SEBAGAIMANA kita ketahui, gerakan besar yang dipelopori mahasiswa pada 1998 pada akhirnya menjatuhkan Soeharto. Presiden RI kedua itu sebelumnya telah berkuasa selama 32 tahun dan bercita-cita untuk mengubah situasi politik yang otoriter, kekuasaan hanya berada di satu tangan, menjadi situasi politik yang demokratis.
Reformasi bercita-cita membuat rakyat bisa berpartisipasi dalam politik untuk memperbaiki kehidupannya sendiri. Rakyat bisa menjadi pemimpin-pemimpin dari skala daerah sampai dengan pusat. Bahkan terbuka kemungkinannya untuk mencalonkan diri sebagai calon presiden tanpa hambatan permainan undang-undang, mahar politik dan sebagainya.
Harapan reformasi tersebut sampai dengan Pemilu 1999 masih berjalan dengan baik . Pemilihan Presiden masih dilakukan melalui MPR. Walaupun diwarnai dengan banyak kegaduhan namun berhasil dilewati dengan baik.
Namun sejak 2004, diberlakukan presidential threshold dan parliamentary threshold yang sangat membatasi dan menggerus cita-cita demokrasi yang telah diperjuangkan dengan susah payah selama puluhan tahun, dan baru berhasil di masa reformasi, pasca kejatuhan Soeharto Mei 1998.
Bahkan makin ke mari syarat dalam kedua threshold tersebut makin besar. Dari tadinya di Pemilu 2004 menurut UU no 23 tahun 2003 syarat pencalonan Presiden yang semula 15% kursi DPR dan 20% suara sah akhirnya meningkat menjadi 20% kursi DPR dan 25% suara sah.
Para pendukung threshold tersebut selain para simpatisan oligarki partai penguasa (bentuk baru dari autoriterianisme), juga sebagian dari partai politik besar. Mereka tidak menyadari bahwa sebetulnya terutama dalam presidential treshold, kecuali PDIP, semua partai dirugikan.
PDIP dalam pemilu 2019 berhasil mengumpulkan 19,33% suara, naik hanya 0,38% dari pemilu 2014 yang mengumpulkan suara 18,95%. Namun dalam jumlah kursi di DPR, naik signifikan hingga mencapai 128 kursi yang setara dengan 22,26% dari keseluruhan kursi DPR yang berjumlah 575.

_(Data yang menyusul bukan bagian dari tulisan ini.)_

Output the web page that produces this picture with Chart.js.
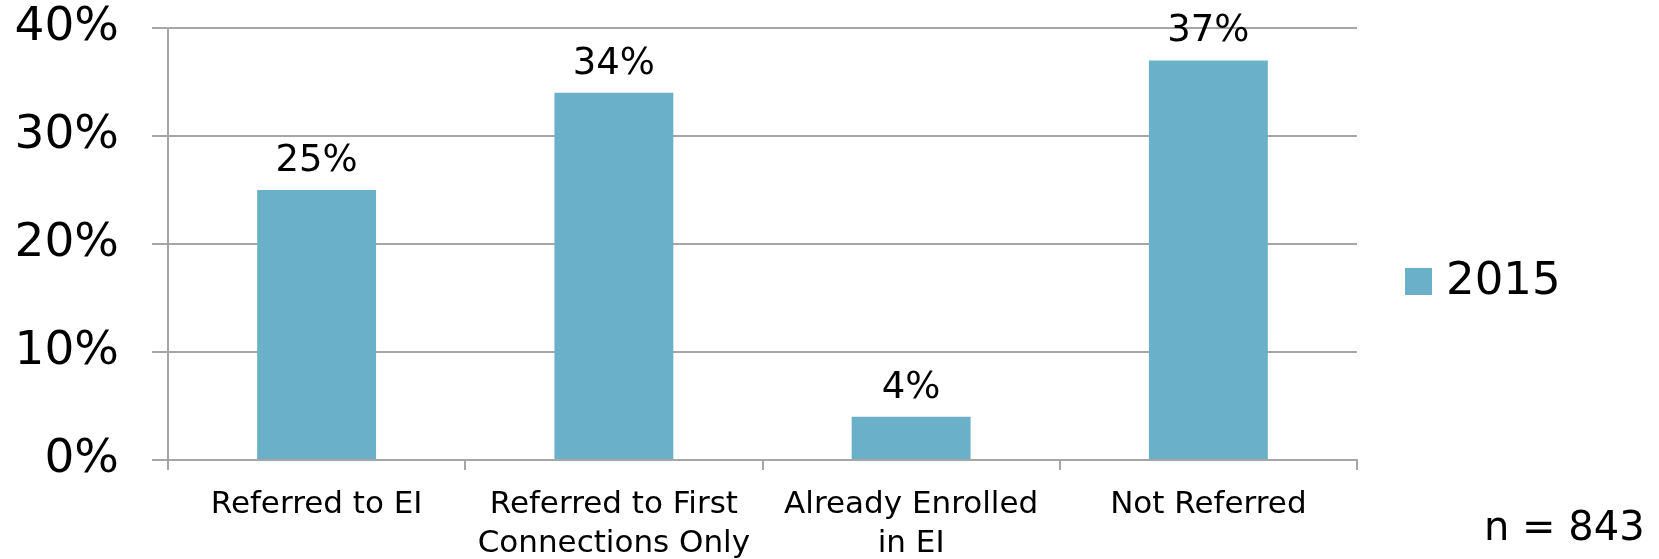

Sehingga dengan demikian PDIP menjadi satu-satunya partai politik yang bila presidential threshold 20% diberlakukan, bisa mengajukan capres tanpa menggandeng partai politik lain.
Tidak ada satupun parpol lain bisa memenuhi syarat tersebut, sehingga mau tidak mau harus berkoalisi dengan PDIP. Atau partai-partai lain mengajukan capres padahal belum tentu mempunyai kecocokan dalam karakter, kemampuan, kompetensi, integritas maupun faktor-faktor ideologis lainnya dengan capres PDIP atau partai-partai lainnya.
Sehingga dalam hal ini, parpol-parpol lain itu “dipaksa cocok” dengan calon PDIP atau parpol lain. Padahal yang mempunyai basis suara dan telah bekerja keras diseluruh Indonesia sampai ke pelosok daerah adalah partai-partai itu sendiri.
Dan adalah suatu keniscayaan apabila suatu partai politik berusaha meraih kekuasaan untuk mewujudkan cita-cita politik dan ideologinya. Apalagi belum tentu calon presiden yang diajukan oleh PDIP lebih baik dari pada yang akan diajukan oleh partai-partai lain tersebut.
Di sinilah kerugian yang dialami oleh partai-partai lain tersebut bilamana presidential threshold diberlakukan. Karena itu, bagaimanapun juga presidential threshold harus dihapuskan menjadi 0%.